The personal card exclusively offers 6x points at US supermarkets, while the business version of the card exclusively offers 6x points on wireless phone services, shipping purchases, flights booked directly with airlines, and rental car spend.

Both cards offer 10 free visits to Priority Pass lounges per year. Additional passes are $27 per person per visit. However, given how many excellent cards offer Priority Pass memberships with unlimited visits (like The Platinum Card® from American Express and Chase Sapphire Reserve® Card), I don’t personally value this benefit all that much.

For those with excellent credit, I find both of these cards to be pretty easy to be approved for. The major restriction is that Amex limits you to five credit cards per person (this excludes charge cards, like The Platinum Card® from American Express, The Business Platinum® Card from American Express OPEN, and The Business Gold Rewards Card from American Express OPEN).

Assuming you’re within that limit you have good odds of approval. One advantage of the Hilton Honors American Express Business Card is that applying for an Amex small business card generally won’t count towards your total as far as the Chase 5/24 rule is concerned. Bottom line

The Hilton Honors Ascend Card and Hilton Honors American Express Business Card have great new bonuses that are the best we’ve seen on these fairly new cards. If you haven’t had either of these cards before then I’d highly recommend picking up one or both of them. I’d say all things considered the personal version has a slightly more compelling bonus, while the business version is ideal for anyone looking to stay below 5/24.

(a) in PRACTICE, there is not a single, fixed redemption value for points currencies [above I got values from ~4cpp down to 0.27cpp), and that’s because points currencies have no redemption values before a redemption has been identified or the points have been redeemed. The Yucatan Hampton redemption shows that even at a single property, redemption values can vary widely in PRACTICE.

(c) In the Yucatan Hampton scenario above, I would not even pay cash for the STANDARD room @5K points/night. I would pay cash for the SUITE, which would earn me, as a HH Diamond with the Aspire card: 34*107= 3,638/night — i.e, almost enough points to be able to afford a standard award at the property. While the suite is affordable in points (40K), the room rate in cash ($107) and the redemption value (.27cpp) are too low to justify redeeming points. Cash all the way in the Yucatan!

BOTTOM LINE: The focus on the “value” of points outside of actual redemption scenarios is self-anointed travel gurus’ MASTURBATORY exercise of the mind, with no practical import because invariably and grossly underestimates the monetary of points currencies. One must first identify a redemption and then do the math to determine the value of a redemption and then decide what do…
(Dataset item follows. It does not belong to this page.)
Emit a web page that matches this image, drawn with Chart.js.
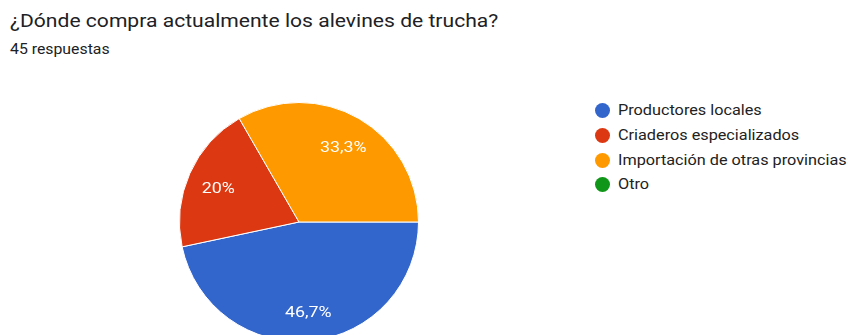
<!DOCTYPE html>
<html>
<head>
<meta charset="utf-8">
<script src="https://cdn.jsdelivr.net/npm/chart.js@4/dist/chart.umd.min.js"></script>
<style>
html,body{margin:0;padding:0;width:848px;height:335px;overflow:hidden;background:#fff;font-family:Roboto,Arial,sans-serif;}
.wide{display:inline-block;transform-origin:0 50%;white-space:nowrap;}
#title{position:absolute;left:10px;top:10px;font-size:18.5px;color:#202124;}
#title .wide{transform:scaleX(1.14);}
#sub{position:absolute;left:10px;top:41px;font-size:14px;color:#202124;}
#sub .wide{transform:scaleX(1.13);}
#pieBox{position:absolute;left:179px;top:102px;width:240px;height:240px;}
#legend{position:absolute;left:595px;top:98.5px;}
.item{height:24.7px;display:flex;align-items:center;font-size:14.5px;color:#222;}
.item .wide{transform:scaleX(1.12);}
.dot{width:15px;height:15px;border-radius:50%;margin-right:8px;flex:none;}
</style>
</head>
<body>
<div id="title"></div>
<div id="sub"></div>
<div id="pieBox"><canvas id="pie" width="240" height="240"></canvas></div>
<div id="legend"></div>
<script>
// ---------------------
// Data
// ---------------------

const title = "¿Dónde compra actualmente los alevines de trucha?";
const subtitle = "45 respuestas";

const labels = ["Productores locales", "Criaderos especializados", "Importación de otras provincias", "Otro"];
const counts = [21, 9, 15, 0];
const colors = ["#3366cc", "#dc3912", "#ff9900", "#109618"];

// ---------------------
// Texts + legend
// ---------------------

document.getElementById("title").innerHTML = `<span class="wide">${title}</span>`;
document.getElementById("sub").innerHTML = `<span class="wide">${subtitle}</span>`;

const legend = document.getElementById("legend");
labels.forEach((name, i) => {
    legend.innerHTML += `<div class="item"><span class="dot" style="background:${colors[i]}"></span><span class="wide">${name}</span></div>`;
});

// ---------------------
// Percent labels on slices
// ---------------------

const pctLabels = {
    id: "pctLabels",
    afterDatasetsDraw(chart) {
        const ctx = chart.ctx;
        const data = chart.data.datasets[0].data;
        const total = data.reduce((a, b) => a + b, 0);
        chart.getDatasetMeta(0).data.forEach((arc, i) => {
            if (!data[i]) return;
            const p = arc.getProps(["x", "y", "startAngle", "endAngle", "outerRadius"], true);
            const mid = (p.startAngle + p.endAngle) / 2;
            const r = p.outerRadius * 0.74;
            const txt = (data[i] / total * 100).toFixed(1).replace(/\.0$/, "").replace(".", ",") + "%";
            ctx.save();
            ctx.translate(p.x + Math.cos(mid) * r, p.y + Math.sin(mid) * r + 3);
            ctx.scale(1.15, 1);
            ctx.fillStyle = "#ffffff";
            ctx.font = "15.5px Roboto, Arial, sans-serif";
            ctx.textAlign = "center";
            ctx.textBaseline = "middle";
            ctx.fillText(txt, 0, 0);
            ctx.restore();
        });
    }
};

// ---------------------
// Chart
// ---------------------

new Chart(document.getElementById("pie"), {
    type: "pie",
    data: {
        labels: labels,
        datasets: [{
            data: counts,
            backgroundColor: colors,
            borderColor: "#ffffff",
            borderWidth: 1
        }]
    },
    options: {
        responsive: false,
        animation: false,
        rotation: 90,
        layout: { padding: 0 },
        plugins: {
            legend: { display: false },
            tooltip: { enabled: false }
        }
    },
    plugins: [pctLabels]
});
</script>
</body>
</html>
No, silly comment that presupposes that everyone who plays the game has exactly the same financial backgrounds and means, tastes, aspirations, etc, etc, etc, justifying a single redemptions value, even though because the point of the game is to shoot for redemption values that are greater than the average, using the average redemption value would consistently underestimate the monetary value that a points currency can achieve in a realistic scenarios. That is why redemptions value are meaningful only after the points have been redeemed.

Another silly statement that explains the first – cluelessness. You do not compare the purchasing power of 100K starpoints with that of 100K HH points because that’s like comparing the purchasing power of US$100 with that of JP¥100. It is a meaningless and senseless comparison.

On their $95 AF SPG and HH co-brand cards, AMEX awards 2points/$ and 12points/$, respectively, which means that OFFICIALLY one earns 6x more HH than starpoints per $. Therefore, the meaning comparison would be 100K starpoints vs 600K HH points. But why bother when starpoints are dead, while Hilton points are thriving and getting more and more rewarding.